Afterwards, I attended a ceremony at which Nelson Mandela was going to give a bit back to society by presenting yours truly with an honorary degree. It was a marvellous moment as I received my degree from Little Miss Mandela, truly a legend in her own lifetime.
SIR ELTON JOHN
Now I hear that the brave firefighters, lovely, decent lads, are going on strike to try and stop this whole ghastly business of the government’s secret time-changes.
I pop into the local home furnishings store, march up to the bedding counter and ask for some Polos. They say they sell pillows, not Polos, and they show me one. ‘Well, I’ll never be able to fit something that size in my ear!’ I exclaim. What a bunch of proper Charlies!

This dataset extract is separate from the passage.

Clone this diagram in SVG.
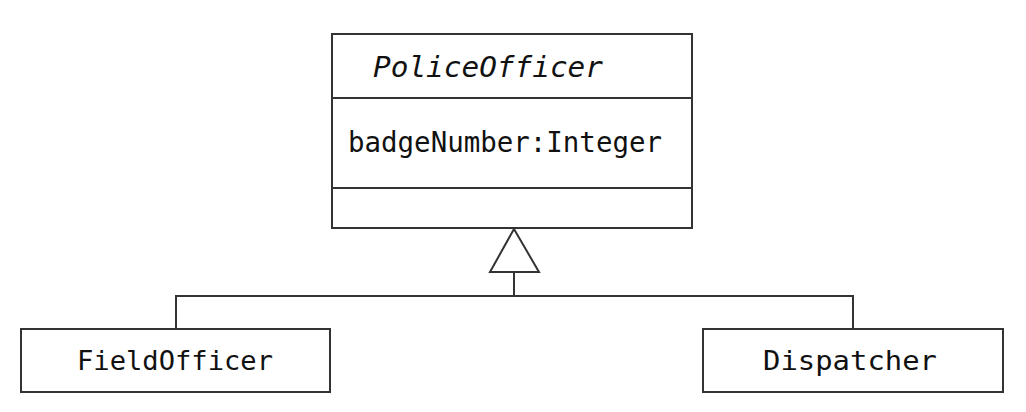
<svg xmlns="http://www.w3.org/2000/svg" width="1026" height="412" viewBox="0 0 1026 412">
<style>
.box{fill:#fff;stroke:#333;stroke-width:2}
.ln{fill:none;stroke:#333;stroke-width:2}
.t{font-family:"DejaVu Sans Mono","Liberation Mono",monospace;font-size:26px;fill:#111}
.big{font-size:28px}
.it{font-style:italic}
</style>
<rect width="1026" height="412" fill="#fff"/>
<g id="connectors">
<polyline class="ln" points="176,329 176,296 853,296 853,329"/>
<line class="ln" x1="514" y1="272" x2="514" y2="296"/>
<polygon class="box" points="514,229 490,272 539,272"/>
</g>
<g id="PoliceOfficer">
<rect class="box" x="332" y="34" width="360" height="194"/>
<line class="ln" x1="332" y1="98" x2="692" y2="98"/>
<line class="ln" x1="332" y1="188" x2="692" y2="188"/>
<text class="t big it" x="373" y="77" textLength="230" lengthAdjust="spacingAndGlyphs">PoliceOfficer</text>
<text class="t big" x="348" y="152" textLength="314" lengthAdjust="spacingAndGlyphs">badgeNumber:Integer</text>
</g>
<g id="FieldOfficer">
<rect class="box" x="21" y="329" width="309" height="63"/>
<text class="t" x="77" y="370" textLength="196" lengthAdjust="spacingAndGlyphs">FieldOfficer</text>
</g>
<g id="Dispatcher">
<rect class="box" x="703" y="329" width="300" height="63"/>
<text class="t" x="763" y="370" textLength="174" lengthAdjust="spacingAndGlyphs">Dispatcher</text>
</g>
</svg>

Eventually, I locate some Polo mints at the sweet shop next door. ‘Do they come with batteries?’ I ask, but it turns out these are extra, like so many things these days. So blow me down if they haven’t even privatised Polo mints! I have no wish to bring personalities into it, that’s not my style, never has been, never will be, but I place the blame fairly and squarely on that smarmy, self-satisfied, grinning lickspittle Tony Blair.
TONY BENN
March 23rd
Buy new house. Find it’s in France. Fuckin drag. Have to sell it.
KEITH RICHARDS
March 24th
TO BERNARD BERENSON
My dear BB,
I must apologise, inter alia, for my tiresome silence. I have now emerged from les horreurs de la term, a pleasing respite, and one that allows me time to devote a generous portion of my thankfully not inconsiderable intellect to the service of this, our most deliciously civilised correspondence.
It was whilst walking round the Christ Church Meadow, and pondering on the complicated subtleties of St Augustine’s theological system, which I had long tried to take seriously, though to little avail (for St Augustine was, frankly, a second-rater, perhaps even a third-rater), that the undoubted truth came upon me that my erstwhile colleague A.L. Rowse is singularly ill-suited to the teaching or writing of history, being dwarfish and plebeian. There is neither breadth nor depth to him, and precious little width or height.
On my return to my study, I set in motion a plot to discredit the oikish Cornish charlatan. Creeping along the corridor on tip-toe, I eased open his door the merest half-inch, deftly placing an open bottle of black ink of the darkest hue on its uppermost surface before tip-toeing back down the corridor again. The entire operation was o’er in something less than a minute.